If you were not rewarded with a carrot you looked very unhappy. Almost imperceptibly a carrot transformed itself into a stick.

What about your improper behavior (according to your superior)? You are punished. It’s a stick motivation. Next time, you will do your best to avoid the stick on your back. It does not matter if the way you avoid punishment has a positive impact on your company. You feel as comfortable as when you are awarded with a carrot. So, this time a stick has transformed itself into a carrot.

Too many managers still believe people must be awarded or punished to work well. They say it is human nature to be lazy and dishonest. Of course, the manager himself is not lazy and dishonest. Conclusion: a manager is not a human being. Am I wrong?

I am ashamed I did not notice that my very fast-growing service team was the most effective and happy, during at least the first three years of building our countrywide organization (we began in 2002). Those times, almost all of us used to spend five days a week in service cars and hotels, solving problems of customers with their heavy machines, in the field, despite the weather, lack of parts stock and no administrative procedures. It was the time all of my team members including field technicians, service supervisors, and parts personnel were paid only monthly salary – no bonuses, no financial incentives, and no paid overtime. We did not register work hours.
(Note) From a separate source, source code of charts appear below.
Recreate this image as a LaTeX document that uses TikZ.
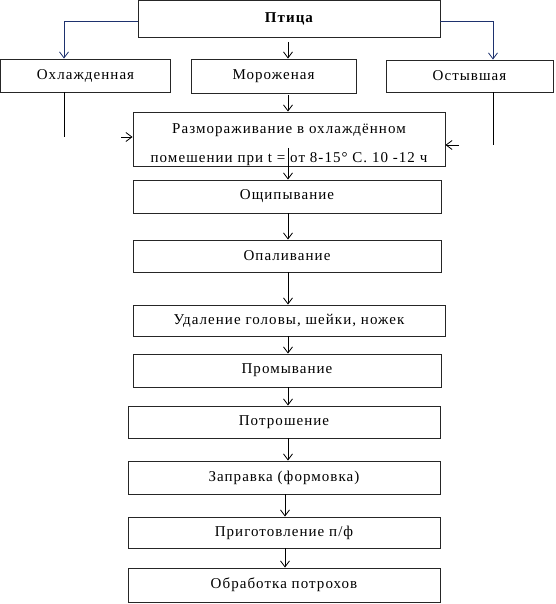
\documentclass[tikz,border=0pt]{standalone}
\usepackage{fontspec}
\setmainfont[LetterSpace=7]{Liberation Serif}
\usetikzlibrary{arrows.meta}
\definecolor{navy}{RGB}{30,50,110}
\tikzset{
  box/.style={draw=black!85, line width=0.9pt, inner sep=0pt, font=\fontsize{15}{17}\selectfont},
  arr/.style={draw=black, line width=0.8pt, -{Straight Barb[length=6pt,width=9pt]}},
  barr/.style={draw=navy, line width=0.8pt, -{Straight Barb[length=6pt,width=9pt]}},
  ln/.style={draw=black, line width=0.8pt}
}
\begin{document}
\begin{tikzpicture}[x=1pt,y=-1pt]
\useasboundingbox (0,0) rectangle (555,604);
\node[box, minimum width=302pt, minimum height=37pt, font=\fontsize{15}{17}\selectfont\bfseries] (ptica) at (289,18.5) {Птица};
\node[box, minimum width=170pt, minimum height=33pt] (ohl) at (85.5,75.5) {Охлажденная};
\node[box, minimum width=165pt, minimum height=34pt] (moro) at (273.5,76) {Мороженая};
\node[box, minimum width=167pt, minimum height=32pt] (ost) at (469.5,76) {Остывшая};
\node[box, minimum width=312pt, minimum height=54pt] (razm) at (289,139) {\raisebox{-9pt}[0pt][0pt]{\begin{tabular}{@{}c@{}}Размораживание в охлаждённом\\[12pt]помешении при t = от 8-15° С. 10 -12 ч\end{tabular}}};
\node[box, minimum width=308pt, minimum height=33pt] (oshch) at (287,196.5) {Ощипывание};
\node[box, minimum width=308pt, minimum height=32pt] (opal) at (287,256) {Опаливание};
\node[box, minimum width=312pt, minimum height=31pt] (udal) at (289,320.5) {Удаление головы, шейки, ножек};
\node[box, minimum width=308pt, minimum height=33pt] (prom) at (287,370.5) {Промывание};
\node[box, minimum width=312pt, minimum height=32pt] (potr) at (284,422) {Потрошение};
\node[box, minimum width=312pt, minimum height=33pt] (zapr) at (284,477.5) {Заправка (формовка)};
\node[box, minimum width=312pt, minimum height=31pt] (prig) at (284,532.5) {Приготовление п/ф};
\node[box, minimum width=312pt, minimum height=34pt] (obr) at (284,585) {Обработка потрохов};
% coordinates for free ends
\coordinate (c1) at (288,42);
\coordinate (c2) at (288,95);
\coordinate (lL) at (64,21);
\coordinate (lR) at (493,21);
\coordinate (dL) at (64,137);
\coordinate (dR) at (493,145);
\coordinate (aL) at (121,137);
\coordinate (aR) at (459,145);
\coordinate (c3) at (288,148);
% connectors
\draw[barr] (ptica.west |- lL) -- (lL) -- (lL |- ohl.north);
\draw[barr] (ptica.east |- lR) -- (lR) -- (lR |- ost.north);
\draw[arr] (c1) -- (c1 |- moro.north);
\draw[arr] (c2) -- (c2 |- razm.north);
\draw[ln] (dL |- ohl.south) -- (dL);
\draw[ln] (dR |- ost.south) -- (dR);
\draw[arr] (aL) -- (aL -| razm.west);
\draw[arr] (aR) -- (aR -| razm.east);
\draw[arr] (c3) -- (c3 |- oshch.north);
\draw[arr] (oshch.south -| c3) -- (opal.north -| c3);
\draw[arr] (opal.south -| c3) -- (udal.north -| c3);
\draw[arr] (udal.south -| c3) -- (prom.north -| c3);
\draw[arr] (prom.south -| c3) -- (potr.north -| c3);
\draw[arr] (potr.south -| c3) -- (zapr.north -| c3);
\coordinate (c4) at (285,0);
\draw[arr] (zapr.south -| c4) -- (prig.north -| c4);
\draw[arr] (prig.south -| c4) -- (obr.north -| c4);
\end{tikzpicture}
\end{document}
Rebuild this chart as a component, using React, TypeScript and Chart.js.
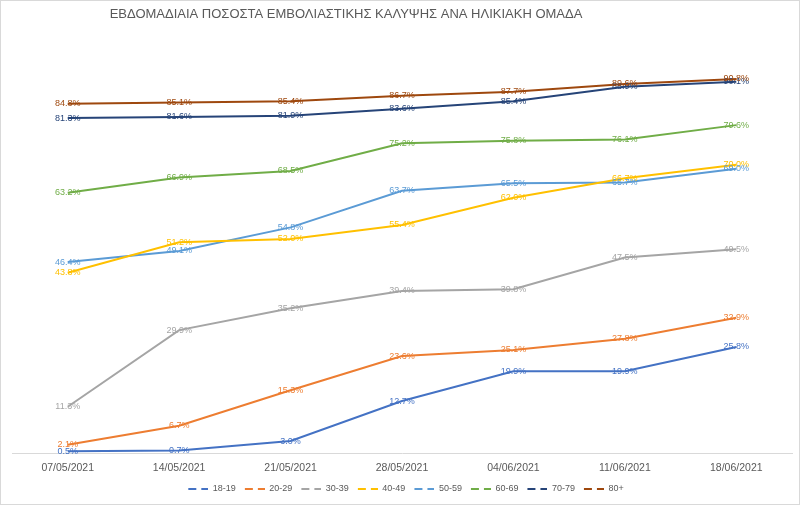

Field technicians decided on the spot, how many hours they were to work to solve customers’ problems, before going asleep. You do not believe it worked? Nobody quit during the first three years, though the core people could easily find better paid jobs. Then and later on, many new people were hired and almost all of them were brought on board by our team members. The only visible incentives for field technicians were mobile workshops, equipped with all indispensable tools, so that nobody in the market could compete with us – we were proud of our service vans.

How was it possible? We were pioneers and we felt like ones because we had a common goal to build something much better than anything we could observe around. That was power of internal motivation, neither a carrot nor a stick incentive.